■ **DATA SUPPLIED**
########################################

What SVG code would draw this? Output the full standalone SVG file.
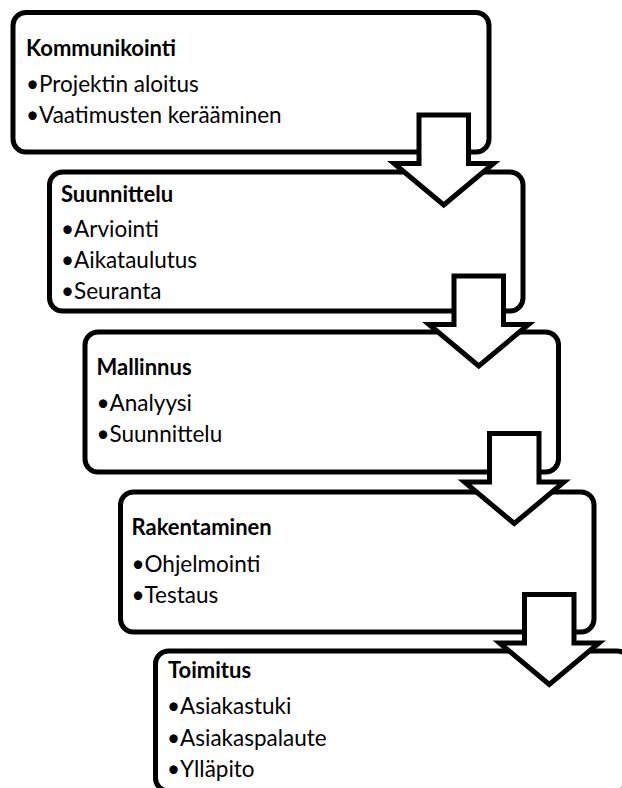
<svg xmlns="http://www.w3.org/2000/svg" width="622" height="788" viewBox="0 0 622 788">
<style>
.box{fill:#fff;stroke:#000;stroke-width:5}
.arr{fill:#fff;stroke:#000;stroke-width:5;stroke-linejoin:miter;stroke-miterlimit:10}
text{font-family:Lato,"Liberation Sans",sans-serif;font-size:22.5px;fill:#000}
.t{font-weight:bold;font-size:22px}
</style>
<defs>
<path id="arrow" class="arr" d="M0,0 H49.5 V48.5 H74.5 L24.75,90 L-25,48.5 H0 Z"/>
</defs>
<rect width="622" height="788" fill="#fff"/>
<g id="node1">
<rect class="box" x="13" y="12.5" width="476" height="139.5" rx="13"/>
<text class="t" x="26" y="56">Kommunikointi</text>
<text x="26" y="91.5">•Projektin aloitus</text>
<text x="26" y="123">•Vaatimusten kerääminen</text>
</g>
<g id="node2">
<rect class="box" x="49.5" y="172" width="473.5" height="139" rx="13"/>
<text class="t" x="61" y="201.5">Suunnittelu</text>
<text x="61" y="236.5">•Arviointi</text>
<text x="61" y="267.5">•Aikataulutus</text>
<text x="61" y="298.5">•Seuranta</text>
</g>
<g id="node3">
<rect class="box" x="85" y="332" width="473.5" height="140" rx="13"/>
<text class="t" x="96.5" y="375">Mallinnus</text>
<text x="96.5" y="410.5">•Analyysi</text>
<text x="96.5" y="441.5">•Suunnittelu</text>
</g>
<g id="node4">
<rect class="box" x="120.5" y="492" width="473.5" height="140" rx="13"/>
<text class="t" x="131.5" y="535">Rakentaminen</text>
<text x="131.5" y="571.5">•Ohjelmointi</text>
<text x="131.5" y="602.5">•Testaus</text>
</g>
<g id="node5">
<rect class="box" x="155.5" y="651" width="474.5" height="140" rx="13"/>
<text class="t" x="168" y="677.5">Toimitus</text>
<text x="167" y="714">•Asiakastuki</text>
<text x="167" y="746">•Asiakaspalaute</text>
<text x="167" y="776.5">•Ylläpito</text>
</g>
<g id="connectors">
<use href="#arrow" x="419" y="115"/>
<use href="#arrow" x="454" y="276"/>
<use href="#arrow" x="489.5" y="433.5"/>
<use href="#arrow" x="524.5" y="594.5"/>
</g>
</svg>
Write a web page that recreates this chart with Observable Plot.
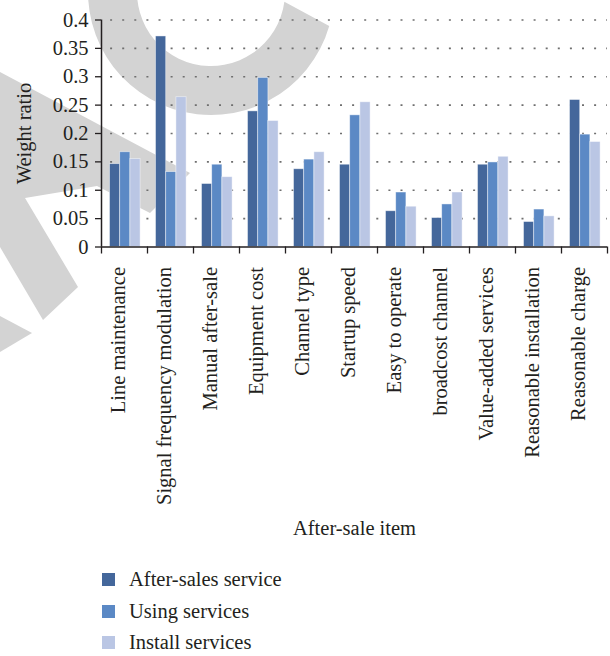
<!DOCTYPE html>
<html>
<head>
<meta charset="utf-8">
<script src="https://cdn.jsdelivr.net/npm/d3@7"></script>
<script src="https://cdn.jsdelivr.net/npm/@observablehq/plot@0.6"></script>
<style>
  html, body { margin: 0; padding: 0; background: #fff; }
  #chart { width: 610px; font-family: "Liberation Serif", "Times New Roman", serif; color: #231f20; }
  .legend { padding: 4px 0 0 102px; }
  .legend .row { height: 31.5px; display: flex; align-items: center; font-size: 20.5px; }
  .legend .sw { width: 13px; height: 13px; margin-right: 14px; flex: none; }
</style>
</head>
<body>
<div id="chart"></div>
<script>
// After-sale items (x categories)
const categories = [
  "Line maintenance",
  "Signal frequency modulation",
  "Manual after-sale",
  "Equipment cost",
  "Channel type",
  "Startup speed",
  "Easy to operate",
  "broadcost channel",
  "Value-added services",
  "Reasonable installation",
  "Reasonable charge"
];

// Series names and their weight ratios, one value per item
const seriesNames = ["After-sales service", "Using services", "Install services"];
const afterSales      = [0.146, 0.371, 0.111, 0.239, 0.137, 0.145, 0.063, 0.051, 0.145, 0.044, 0.259];
const usingServices   = [0.167, 0.132, 0.145, 0.298, 0.154, 0.232, 0.096, 0.075, 0.149, 0.066, 0.198];
const installServices = [0.155, 0.264, 0.123, 0.222, 0.167, 0.255, 0.071, 0.096, 0.159, 0.054, 0.185];
const seriesColors = ["#44679b", "#5b89c5", "#bac6e4"];

// Axis ticks and titles
const yTicks = [0, 0.05, 0.1, 0.15, 0.2, 0.25, 0.3, 0.35, 0.4];
const yTitle = "Weight ratio";
const xTitle = "After-sale item";

const seriesValues = [afterSales, usingServices, installServices];
const rows = categories.flatMap((category, i) =>
  seriesNames.map((series, s) => ({category, index: i, series, value: seriesValues[s][i]}))
);

// Each item occupies one unit on x; the three bars sit inside it
const slot = d3.scaleBand(seriesNames, [0.185, 0.85]);
const boundaries = d3.range(categories.length + 1);
const fontSize = 20.5;
const yMid = (yTicks[0] + yTicks[yTicks.length - 1]) / 2;

const plot = Plot.plot({
  width: 610,
  height: 560,
  marginLeft: 101,
  marginRight: 3,
  marginTop: 19.5,
  marginBottom: 313.5,
  style: {fontFamily: "Liberation Serif, Times New Roman, serif", fontSize: fontSize + "px", color: "#231f20", background: "transparent"},
  x: {domain: [0, categories.length]},
  y: {domain: [0, 0.4]},
  color: {domain: seriesNames, range: seriesColors},
  marks: [
    Plot.gridY(yTicks.slice(1), {stroke: "#6f6f6f", strokeOpacity: 1, strokeWidth: 1.6, strokeDasharray: "2,10.1", strokeDashoffset: 3}),
    Plot.rectY(rows, {
      x1: d => d.index + slot(d.series),
      x2: d => d.index + slot(d.series) + slot.bandwidth(),
      y: "value",
      fill: "series",
      stroke: "white",
      strokeOpacity: 0.55,
      strokeWidth: 0.8
    }),
    Plot.axisY({ticks: yTicks, tickSize: 6, tickPadding: 7, strokeWidth: 1.3, fontSize, label: null,
      tickFormat: d => String(+d.toFixed(2))}),
    Plot.axisX({ticks: boundaries, tickSize: 7, strokeWidth: 1.3, tickFormat: () => "", label: null}),
    Plot.ruleX([0], {y1: 0, y2: 0.4, strokeWidth: 1.5}),
    Plot.ruleY([0], {strokeWidth: 1.5}),
    Plot.text(categories, {
      x: (d, i) => i + 0.5,
      text: d => d,
      frameAnchor: "bottom",
      rotate: -90,
      textAnchor: "end",
      dy: 20,
      fontSize,
      fill: "#231f20"
    }),
    Plot.text([yTitle], {x: () => 0, y: () => yMid, text: d => d, textAnchor: "middle", rotate: -90, dx: -77, fontSize, fill: "#231f20"}),
    Plot.text([xTitle], {frameAnchor: "bottom", dy: 288, fontSize, fill: "#231f20"})
  ]
});

// Keep the rotated y title centred on the frame
d3.select(plot).selectAll("text")
  .filter(function() { return this.textContent === yTitle; })
  .attr("text-anchor", "middle")
  .style("text-anchor", "middle");

// Light grey watermark shapes behind the chart
const wm = d3.select(plot).insert("g", ":first-child").attr("fill", "#d3d3d3");
const deg = Math.PI / 180;
const ring = d3.path();
const cx = 211, cy = -8, R = 123, r = 74;
ring.moveTo(cx + R * Math.cos(16 * deg), cy + R * Math.sin(16 * deg));
ring.arc(cx, cy, R, 16 * deg, 200 * deg, false);
ring.lineTo(cx + r * Math.cos(200 * deg), cy + r * Math.sin(200 * deg));
ring.arc(cx, cy, r, 200 * deg, 7.5 * deg, true);
ring.closePath();
wm.append("path").attr("d", ring.toString());
const strokes = [
  [[0, 72], [190, 173], [150, 213], [97, 186], [25, 198], [78, 287], [43, 320], [0, 247]],
  [[0, 316], [32, 333], [0, 352]]
];
for (const s of strokes) wm.append("path").attr("d", d3.line()(s) + "Z");

const chart = document.getElementById("chart");
chart.appendChild(plot);

// Legend below the plot
const legend = d3.select(chart).append("div").attr("class", "legend");
seriesNames.forEach((name, i) => {
  const row = legend.append("div").attr("class", "row");
  row.append("span").attr("class", "sw").style("background", seriesColors[i]);
  row.append("span").text(name);
});
</script>
</body>
</html>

########################################

■ **STATED TASK**
Within the records, how many lines include "chart"? The answer is the number and nothing else.

■ **FINAL ANSWER**
7